Maternal vitamin B12 and the risk of fetal neural tube defects in Egyptian patients.

Gaber KR, Farag MK, Soliman SE, El-Bassyouni HT, El-Kamah G. (2007) Maternal vitamin B12 and the risk of fetal neural tube defects in Egyptian patients.
Clinical Laboratory. 2007;53(1-2):69-75.

Prenatal Diagnosis and Fetal Medicine Department, National Research Centre, Cairo, Egypt.

OBJECTIVE: Folic acid insufficiency is a known risk factor for neural tube defects (NTDs), while the role of vitamin B12 is questionable. Thus, our purpose was to investigate whether low maternal serum vitamin B12 is associated with an increased risk of NTDs.

SETTING: Prenatal Diagnosis and Clinical Genetics Clinics, National Research Centre, in collaboration with the Radioisotope Department, Nuclear Research Centre, Cairo.

MATERIALS AND METHODS: The study groups included 36 women who were, or had been, pregnant with a NTD-affected fetus. The control groups comprised 35 healthy women with normal prior or current pregnancy and uncomplicated obstetric histories. Fasting plasma homocysteine, serum folate and cobalamin (vitamin B12) were determined. Odds ratio (OR) and 95% confidence intervals were calculated.

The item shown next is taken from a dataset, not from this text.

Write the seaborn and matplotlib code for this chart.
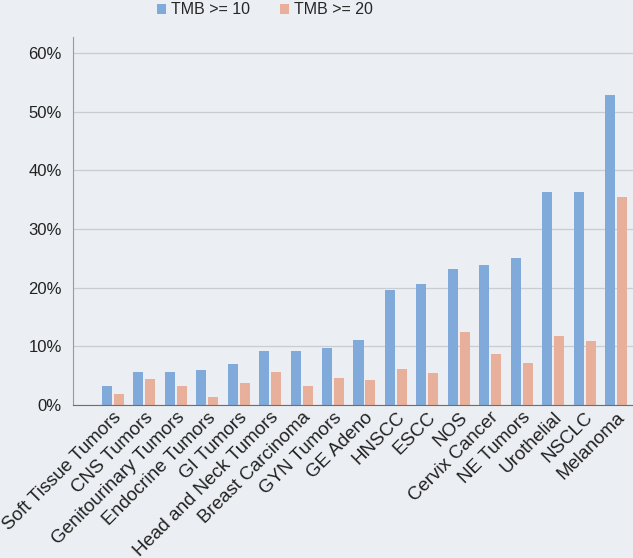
import pandas as pd
import matplotlib
matplotlib.use("Agg")
import matplotlib.pyplot as plt
import seaborn as sns
from matplotlib.ticker import PercentFormatter

categories = ["Soft Tissue Tumors", "CNS Tumors", "Genitourinary Tumors", "Endocrine Tumors",
              "GI Tumors", "Head and Neck Tumors", "Breast Carcinoma", "GYN Tumors", "GE Adeno",
              "HNSCC", "ESCC", "NOS", "Cervix Cancer", "NE Tumors", "Urothelial", "NSCLC", "Melanoma"]
tmb10 = [3.2, 5.6, 5.6, 6.0, 7.0, 9.2, 9.2, 9.7, 11.1, 19.6, 20.6, 23.2, 23.9, 25.0, 36.3, 36.3, 52.8]
tmb20 = [1.9, 4.4, 3.2, 1.4, 3.7, 5.6, 3.2, 4.6, 4.3, 6.1, 5.5, 12.4, 8.7, 7.2, 11.8, 10.9, 35.4]
series = ["TMB >= 10", "TMB >= 20"]

df = pd.DataFrame({
    "category": categories * 2,
    "series": [series[0]] * len(categories) + [series[1]] * len(categories),
    "value": [v / 100 for v in tmb10 + tmb20],
})

sns.set_style("white")
plt.rcParams["font.family"] = ["Liberation Sans", "DejaVu Sans"]

bg = "#ebeef2"
fig = plt.figure(figsize=(6.33, 5.58), dpi=100, facecolor=bg)
ax = fig.add_axes([73 / 633, 153 / 558, 560 / 633, 368 / 558])
ax.set_facecolor(bg)

sns.barplot(data=df, x="category", y="value", hue="series", ax=ax,
            palette=["#80aad9", "#e8af9b"], width=0.76, gap=0.16, saturation=1,
            linewidth=0)

ax.set_ylim(0, 0.627)
ax.set_yticks([0, 0.1, 0.2, 0.3, 0.4, 0.5, 0.6])
ax.yaxis.set_major_formatter(PercentFormatter(1.0, decimals=0))
ax.grid(axis="y", color="#c9ccd1", linewidth=0.9)
ax.set_axisbelow(True)
ax.set_xlabel("")
ax.set_ylabel("")
ax.set_xlim(-1.27, 16.54)

for s in ["top", "right"]:
    ax.spines[s].set_visible(False)
ax.spines["left"].set_color("#9a9a9a")
ax.spines["bottom"].set_color("#6f6f6f")

ax.tick_params(axis="y", labelsize=12, colors="#222222", length=0, pad=8)
ax.tick_params(axis="x", labelsize=13.5, colors="#222222", length=0, pad=3)
plt.setp(ax.get_xticklabels(), rotation=45, ha="right", rotation_mode="anchor")

handles, labels = ax.get_legend_handles_labels()
ax.get_legend().remove()
fig.legend(handles, labels, loc="center", bbox_to_anchor=(265 / 633, 1 - 10 / 558), ncol=2,
           frameon=False, fontsize=11.5, handlelength=0.55, handleheight=0.55,
           handletextpad=0.3, columnspacing=1.9, borderpad=0)

fig.savefig("out.png", dpi=100, facecolor=bg)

RESULTS: The fasting homocysteine was significantly higher in the study groups as compared to the controls. The median serum folate concentrations were similar in cases and controls, while the median vitamin B12 concentrations were significantly lower in the study groups compared to the controls. Low vitamin B12 concentration was associated with an approximately 2- to 3-fold increased risk for NTDs.

CONCLUSION: Low maternal serum values of vitamin B12 can be considered an important etiologic factor for the development of neural tube defects in our population. This may help in both genetic counseling for families with a history of NTD malformation, and as a pre-conceptional prophylactic measure by maternal supplementation of vitamin B12 and folic acid.